韓国は、アメリカ合衆国の「インフレ削減法」(略称「IRA」)がそのまま実行されることを恐れています。韓国企業が合衆国が支給する補助金を受けられず、これまでのように売れなくなるかもしれないからです。
2022年10月には対中国での半導体締め付け強化し、韓国を代表する半導体企業『サムスン電子』『SKハイニックス』が大打撃を受けることが予想されます。
こちらは1年間のモラトリアム期間が与えられているのですが、あと7カ月ほどと期限が迫っています。2023年の下半期にはIT需要も回復するのではないか、という期待が盛り上がっていますが、景気が回復してもこの規制によって韓国半導体は沈む可能性があるのです。
そのため、韓国は国を挙げて合衆国と交渉を行っていますが、結果ははかばかしくありません。
これは当然の話で、合衆国議会で可決された法律、しかもバイデン大統領が満面の笑顔でサインしたIRAを、短時間のうちに「修正します」なんてことはできません。
バイデン大統領は、同法の修正について2022年11月30日に、
“For example, there’s a provision in it that says that there is the exception for anyone who has a free trade agreement with us,”
「例えば、われわれとFTAを締結しているものは例外とするという規定がある」
⇒参照・引用元:『Reuters』「French minister hails U.S. talks as ‘turning point’ to avert trade war」
と述べました。
この発言は、欧州からの「貿易戦争を起こすつもりなのか」というIRAについての懸念をかわすために出たものです(フランスのマクロン大統領とバイデン大統領との会談が行われていました)。
この発言を受けて、韓国メディアには「韓国は合衆国とFTAを締結しているのでセーフ」という記事が出ました。また「日本は合衆国とFTAを結んでいないので交渉できない」などという指摘まで出る始末です。
※日本と合衆国は「日米貿易協定」を締結しています。令和元年12月13日 公布及び告示(条約第10号及び外務省告示第244号)/令和2年1月1日 効力発生
⇒参照・引用元:『日本国 外務省』公式サイト「日本国とアメリカ合衆国との間の貿易協定」
いまだに、このバイデン大統領の発言をもって「韓国は合衆国から優遇されるだろう」といった観測を語る韓国メディアもあるのですが、それは間違いです。
なぜなら、上掲の発言は以下のように続くからです。
“That was added by a member of the United States Congress who acknowledges that he just meant allies; he didn’t mean, literally, free trade agreement. So, there’s a lot we can work out.”

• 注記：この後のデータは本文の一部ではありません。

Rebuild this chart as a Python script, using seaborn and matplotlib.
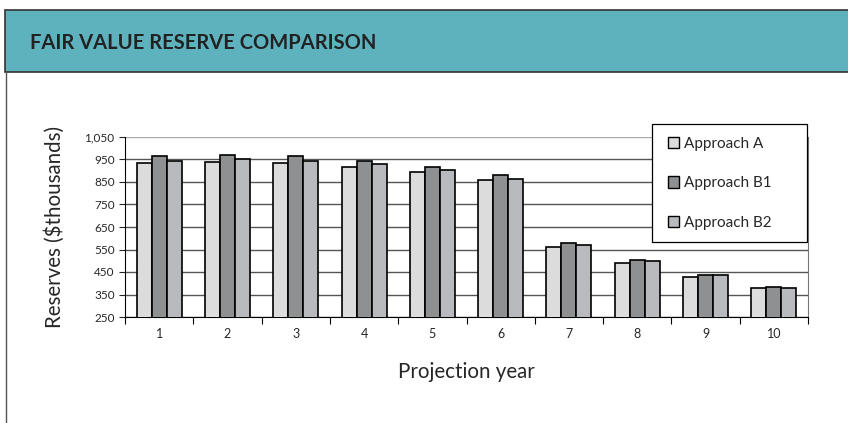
import matplotlib
matplotlib.use("Agg")
import matplotlib.pyplot as plt
from matplotlib.patches import Rectangle
from matplotlib.lines import Line2D
import numpy as np
import pandas as pd
import seaborn as sns

years = [1, 2, 3, 4, 5, 6, 7, 8, 9, 10]
approach_a = [935, 937, 933, 918, 893, 859, 562, 492, 428, 377]
approach_b1 = [964, 970, 967, 944, 918, 879, 580, 502, 438, 382]
approach_b2 = [944, 950, 944, 928, 902, 865, 572, 498, 435, 377]
series_names = ["Approach A", "Approach B1", "Approach B2"]
colors = ["#dcdcdd", "#8f9092", "#b9babd"]
y_ticks = [250, 350, 450, 550, 650, 750, 850, 950, 1050]

df = pd.DataFrame({
    "year": years * 3,
    "value": approach_a + approach_b1 + approach_b2,
    "approach": [s for s in series_names for _ in years],
})

sns.set_style("white")
plt.rcParams["font.family"] = ["Lato", "DejaVu Sans"]

fig = plt.figure(figsize=(8.48, 4.23), dpi=100)
ax = fig.add_axes([125 / 848, 1 - 317 / 423, 683 / 848, 180 / 423])

# header band
fig.patches.append(Rectangle((5 / 848, 1 - 72 / 423), 850 / 848, 62 / 423,
                             transform=fig.transFigure, facecolor="#5eb2be",
                             edgecolor="#333333", linewidth=1.2, zorder=0))
fig.lines.append(Line2D([5.5 / 848, 5.5 / 848], [0, 1 - 72 / 423],
                        transform=fig.transFigure, color="#555555", linewidth=1))
fig.text(30 / 848, 1 - 43 / 423, "FAIR VALUE RESERVE COMPARISON",
         fontsize=14.5, fontweight="bold", color="#222222", va="center")

sns.barplot(data=df, x="year", y="value", hue="approach", palette=colors,
            width=0.66, edgecolor="black", linewidth=1.2, ax=ax,
            saturation=1, legend=False, zorder=3)

ax.set_xlim(-0.5, 9.5)
ax.set_ylim(250, 1050)
ax.set_yticks(y_ticks)
ax.set_yticklabels([f"{v:,}" for v in y_ticks], fontsize=8.5)
ax.set_xticks(np.arange(-0.5, 10.5, 1.0), minor=True)
ax.tick_params(axis="x", which="major", labelsize=9, length=0, pad=8)
ax.tick_params(axis="x", which="minor", length=5, width=0.8, bottom=True,
               direction="out", color="black")
ax.tick_params(axis="y", length=4, direction="out", left=True, width=0.8)
for v in y_ticks:
    ax.axhline(v, color="#555555" if v < 1050 else "#aaaaaa", linewidth=1, zorder=1)

ax.spines["top"].set_visible(False)
ax.spines["left"].set_color("black")
ax.spines["bottom"].set_color("black")
ax.spines["right"].set_color("#777777")
ax.set_xlabel("Projection year", fontsize=14.8, labelpad=16)
ax.set_ylabel("Reserves ($thousands)", fontsize=14.8, labelpad=14)

# legend box
fig.patches.append(Rectangle((652 / 848, 1 - 242 / 423), 155 / 848, 118 / 423,
                             transform=fig.transFigure, facecolor="white",
                             edgecolor="black", linewidth=0.9, zorder=9))
handles = [Rectangle((0, 0), 1, 1, facecolor=c, edgecolor="black", linewidth=1)
           for c in colors]
leg = fig.legend(handles, series_names, loc="upper left",
                 bbox_to_anchor=(663 / 848, 1 - 132 / 423),
                 frameon=False, fontsize=11,
                 handlelength=0.75, handleheight=0.75, handletextpad=0.3,
                 labelspacing=1.68, borderpad=0.3, borderaxespad=0)
leg.set_zorder(10)

fig.savefig("out.png", dpi=100)
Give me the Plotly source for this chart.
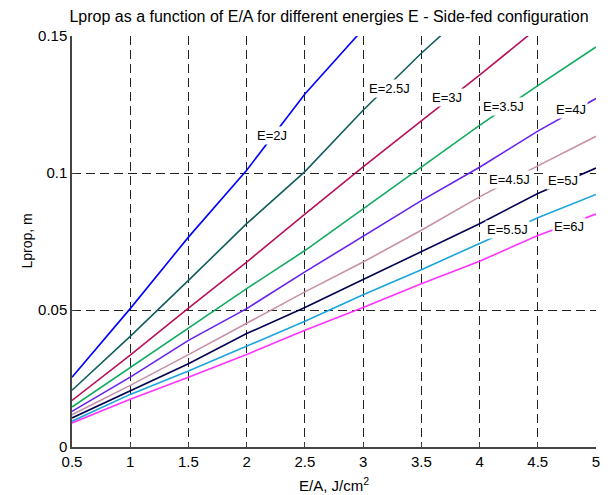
import plotly.graph_objects as go

# ---- data ----
ea = [0.5, 1.0, 1.5, 2.0, 2.5, 3.0, 3.5, 4.0, 4.5, 5.0]

energies = ["E=2J", "E=2.5J", "E=3J", "E=3.5J", "E=4J", "E=4.5J", "E=5J", "E=5.5J", "E=6J"]

lprop_2J = [0.0255, 0.0505, 0.0766, 0.1010, 0.1288, 0.1525]
lprop_2_5J = [0.0207, 0.0404, 0.0608, 0.0815, 0.1005, 0.1229, 0.1437, 0.1630]
lprop_3J = [0.0170, 0.0335, 0.0507, 0.0675, 0.0850, 0.1022, 0.1190, 0.1357, 0.1530]
lprop_3_5J = [0.0146, 0.0290, 0.0436, 0.0578, 0.0717, 0.0870, 0.1022, 0.1174, 0.1319, 0.1460]
lprop_4J = [0.0130, 0.0255, 0.0389, 0.0505, 0.0639, 0.0770, 0.0899, 0.1021, 0.1153, 0.1272]
lprop_4_5J = [0.0118, 0.0225, 0.0337, 0.0453, 0.0566, 0.0675, 0.0791, 0.0913, 0.1026, 0.1134]
lprop_5J = [0.0106, 0.0204, 0.0304, 0.0414, 0.0509, 0.0611, 0.0714, 0.0815, 0.0925, 0.1018]
lprop_5_5J = [0.0094, 0.0192, 0.0277, 0.0369, 0.0459, 0.0556, 0.0647, 0.0743, 0.0837, 0.0922]
lprop_6J = [0.0088, 0.0174, 0.0255, 0.0338, 0.0426, 0.0509, 0.0596, 0.0678, 0.0772, 0.0850]

series = [lprop_2J, lprop_2_5J, lprop_3J, lprop_3_5J, lprop_4J,
          lprop_4_5J, lprop_5J, lprop_5_5J, lprop_6J]

# contour-label positions (E/A, Lprop)
label_x = [2.217, 3.227, 3.717, 4.207, 4.787, 4.254, 4.716, 4.241, 4.766]
label_y = [0.1136, 0.1310, 0.1274, 0.1242, 0.1230, 0.0975, 0.0972, 0.0795, 0.0806]

x_ticks = [0.5, 1, 1.5, 2, 2.5, 3, 3.5, 4, 4.5, 5]
x_tick_text = ["0.5", "1", "1.5", "2", "2.5", "3", "3.5", "4", "4.5", "5"]
y_ticks = [0, 0.05, 0.1, 0.15]
y_tick_text = ["0", "0.05", "0.1", "0.15"]

colors = ["#0000ff", "#125e5e", "#b8105a", "#10aa60", "#6622ee",
          "#c890a8", "#000050", "#1aa5dd", "#ff33ff"]

FONT = "Liberation Sans, Arial, sans-serif"

fig = go.Figure()
for name, ys, c in zip(energies, series, colors):
    fig.add_trace(go.Scatter(x=ea[:len(ys)], y=ys, mode="lines", name=name,
                             line=dict(color=c, width=1.6), showlegend=False))

for name, lx, ly in zip(energies, label_x, label_y):
    fig.add_annotation(x=lx, y=ly, text=name, showarrow=False,
                       xanchor="center", yanchor="middle",
                       font=dict(family=FONT, size=13, color="#000000"),
                       bgcolor="white", borderpad=1)

fig.add_annotation(xref="paper", yref="paper", x=0.5, y=0, yshift=-37,
                   xanchor="center", yanchor="middle",
                   text="E/A, J/cm<sup>2</sup>", showarrow=False,
                   font=dict(family=FONT, size=15, color="#000000"))
fig.add_annotation(xref="paper", yref="paper", x=0, y=0.5, xshift=-46,
                   xanchor="center", yanchor="middle",
                   text="Lprop, m", textangle=-90, showarrow=False,
                   font=dict(family=FONT, size=14, color="#000000"))

fig.update_layout(
    width=610, height=495,
    margin=dict(l=72, r=10, t=36, b=48),
    paper_bgcolor="white", plot_bgcolor="white",
    title=dict(text="Lprop as a function of E/A for different energies E - Side-fed configuration",
               x=329 / 610, xanchor="center", y=1 - 16 / 495, yanchor="middle",
               font=dict(family=FONT, size=16, color="#000000")),
    font=dict(family=FONT, size=14, color="#000000"),
)
fig.update_xaxes(range=[0.5, 5], tickvals=x_ticks, ticktext=x_tick_text,
                 showgrid=True, gridcolor="#222222", gridwidth=1, griddash="9px,5px",
                 zeroline=False, showline=True, linecolor="#444444", linewidth=1.5,
                 ticks="inside", ticklen=4, tickcolor="#444444",
                 tickfont=dict(family=FONT, size=15, color="#000000"))
fig.update_yaxes(range=[0, 0.15], tickvals=y_ticks, ticktext=y_tick_text,
                 showgrid=True, gridcolor="#222222", gridwidth=1, griddash="9px,5px",
                 zeroline=False, showline=True, linecolor="#444444", linewidth=1.5,
                 ticks="inside", ticklen=4, tickcolor="#444444",
                 tickfont=dict(family=FONT, size=15, color="#000000"))

fig.write_html("out.html")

「これは、合衆国議会のある議員が追加したもので、同盟国という意味であって、文字通り自由貿易協定という意味ではなかったと認めている。だから、私たちが解決できることはたくさんあります」
つまり、IRAにある例外規定は「合衆国の同盟国」なら適用される可能性があり、交渉の余地があるということです。「FTAを結んでいるからセーフ」ではありません。
もちろん韓国も交渉の余地があります。同盟国ですから。
現在、韓国政府は合衆国とIRAの適用について必死の交渉を行っていますが、望みどおりになるのかは不明です。